High - ICG's business model is fundamentally credit-dependent. Widening credit spreads in leveraged loan and high-yield markets create attractive entry points for new funds but may signal deteriorating portfolio company fundamentals. Default rates above 3-4% in the underlying portfolio would impair fund performance and delay carry realizations. However, ICG's underwriting discipline (average loan-to-value 45-50%, EBITDA coverage 2.0x+) and focus on non-cyclical sectors (healthcare, software, business services represent 50%+ of corporate lending) provide credit resilience. Secondary market liquidity for private credit remains limited, creating mark-to-market volatility during stress periods.
Profile
growth-value hybrid - ICG attracts investors seeking exposure to the secular growth of private credit (10-15% annual AUM growth potential) combined with attractive dividend yields (3-4% estimated) funded by stable management fees. The stock appeals to those comfortable with earnings volatility from lumpy performance fees and willing to hold through fund maturation cycles. Recent 65% one-year return suggests momentum investors have driven valuation expansion as private credit gained mainstream acceptance.

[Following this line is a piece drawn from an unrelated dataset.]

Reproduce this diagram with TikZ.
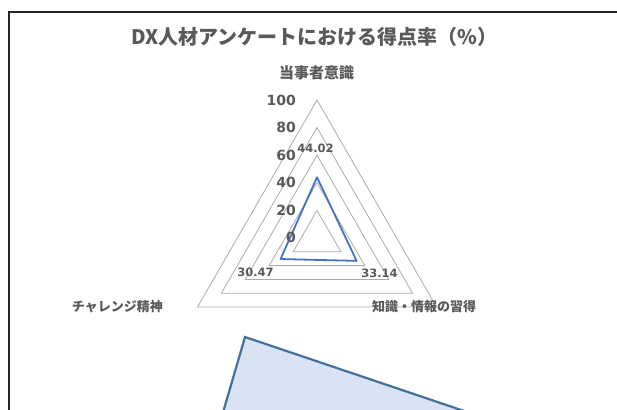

moderate-to-high - Alternative asset manager stocks exhibit 20-30% higher volatility than diversified financials due to performance fee lumpiness, quarterly AUM mark-to-market swings, and sensitivity to fundraising sentiment. ICG's UK listing adds GBP/USD currency volatility for international investors. Beta estimated at 1.2-1.4x relative to FTSE 250, with drawdowns of 30-40% during credit market dislocations (March 2020, Q4 2018).